Carnival Corp. Chief Executive Micky Arison said Thursday that improving infrastructure at ports of call, conserving fuel and knocking down perceptions that cruises are more dangerous than other vacations are some of the challenges facing the cruise industry.
Arison, speaking to The Associated Press for Carnival Cruise Lines’ 35th anniversary, also expressed optimism about the long-term health of the Caribbean cruise market and said Carnival would not engage its main competitor, Royal Caribbean International, in a race to build bigger ships.
Carnival Corp. owns 12 brands as the world’s largest cruise operator, with more than 7 million passengers taking trips on Carnival Cruise Lines, Princess Cruises, Costa Cruises and other lines in the Caribbean, Europe and Asia. The company will soon have 11 brands after announcing Thursday a deal to sell Windstar Cruises to Ambassadors International Inc. for $100 million, with closing expected later this year.
Arison pointed out that cruising continues to be a growth industry. The Cruise Lines International Association predicts that 12.6 million passengers will take cruises this year, an increase of 500,000 guests from 2006.

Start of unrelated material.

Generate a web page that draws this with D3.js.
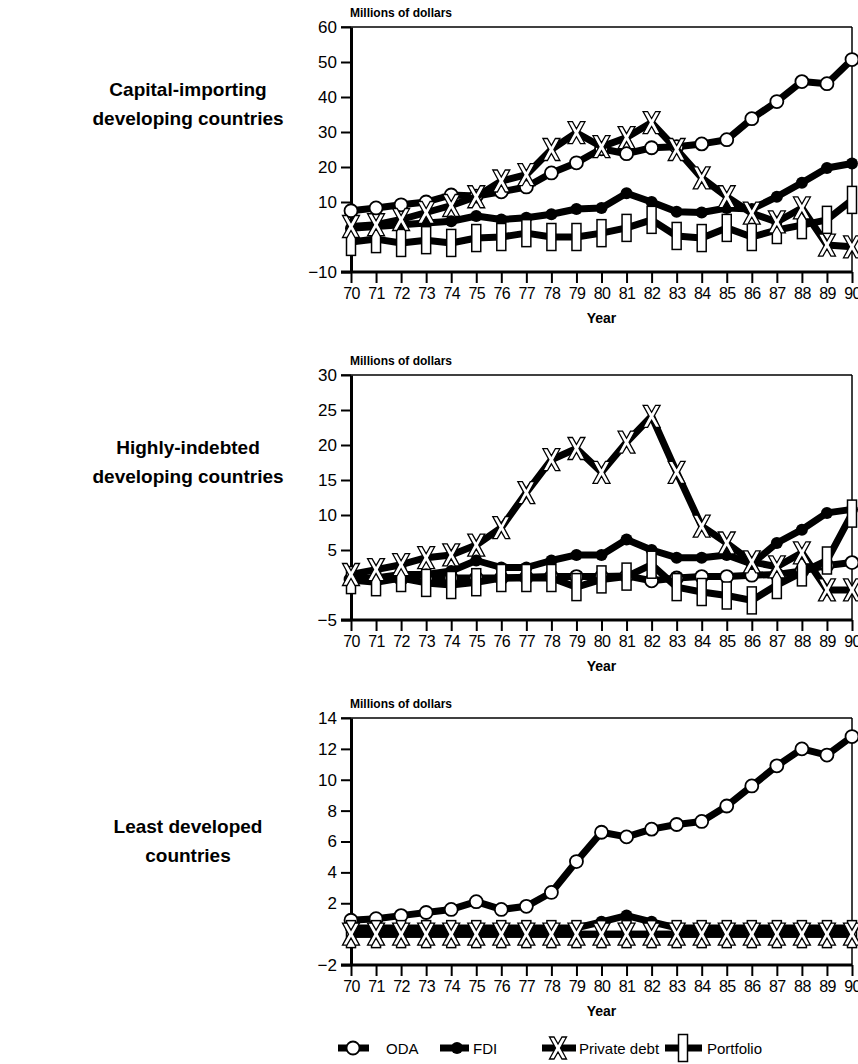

Carnival has 20 ships on order through 2011 and, according to its annual report filed in November, expects market growth of about 5 percent in North America and 9.5 percent in Europe for the next three years. The company was working hard to make Europe more of a year-round destination, Arison said.
“We have the right ships coming to the right brands at the right time,” Arison said. “Even if I could cancel, I wouldn’t cancel an order.”
Arison noted that pricing is down in the Caribbean — where the industry has seen a general softness in demand — and that was negatively affecting net revenue yields. Yields are a key profitability gauge that measure net income earned from passengers per day from cruise tickets and onboard sales.
But he said that while Wall Street analysts may not like that yields and prices are down, the consumer is benefiting from lower prices. Arison said the key Caribbean market would be fine in the long run, but that the company’s marketing arm is working on sparking demand for Caribbean cruises in the short term.
“I’m sure we’re going to carry a record number of guests to the Caribbean this year ... because the industry is growing,” he said.
Another issue affecting the industry is what Arison considers overblown media coverage of stomach illnesses and crimes on cruise ships. Media outlets should not make such a big deal about outbreaks of norovirus on cruise ships because they happen less frequently there than they do in everyday life, he said.
According to Centers for Disease Control and Prevention, Carnival’s brands had 15 reported norovirus outbreaks in 2006. But CDC estimates that 23 million people, or 8 percent of the U.S. population, develop symptoms of norovirus each year, while less than 1 percent of cruise passengers are affected by norovirus.
“It is something that is a struggle for us,” Arison said. “There’s no question that there’s a perception out there by X number of people that there’s a higher risk of getting sick on a cruise ship than another form of vacation, which is terrible. It’s unfortunate and we just have to continue to do what we do and try to minimize the impact.”
Arison said Carnival and other companies had been reporting all crimes before last year’s congressional hearings on cruise safety that stemmed from the highly publicized disappearance of a man from a Royal Caribbean cruise. While he supports working with federal law enforcement on formalizing crime reporting standards, Arison is against the idea of posting those reports on the Internet because no other industry that caters to vacationers — resorts, airplanes, restaurants — is held to the same standard.
“If everybody does the same thing, we’re happy,” Arison said.
Carnival also has put together a team to develop strategies for keeping fuel costs down. Among those are finding more efficient ways to operate lighting, water and air conditioning on cruise ships, and maximize itineraries to reduce fuel consumption.
“Captains in the past may not have been sensitive to the issue of fuel and just go from one port to another and not use their engines the most efficient ways,” Arison said.
Another issue is improving infrastructure in and around ports of call to accommodate more passengers, and ease the strain on heavily traveled destinations. Carnival has developed a port in the Turks and Caicos Islands and is discussing a project in Honduras. Also, Holland America has developed an island in the southern Bahamas called Half Moon Cay, which is also used by Carnival Cruise Lines.
“As we’re adding ships of such big size, we’re putting a lot of strain on that and we have to work with destinations and invest in destination to develop that infrastructure,” Arison said.
Along with the infrastructure issue is the trend of building huge “superliners” led by Royal Caribbean, which currently has the largest cruise ship ever built, the 160,000-ton Freedom of the Seas. Royal Caribbean also has announced plans to build a 220,000-ton ship for $1.24 billion.
Carnival will present its new 110,000-ton ship Carnival Freedom on March 4 in Italy and has exercised its option for a 130,000-ton vessel. However, Arison seems content to let his main cruise competitor own the world’s largest cruise ship.
“The reality is that we’re looking to build the right products for our brands,” Arison said. “There comes a time where there’s so many inherent issues with size, flexibility, strain on infrastructure, we’re putting a lot of strain on ports of call.”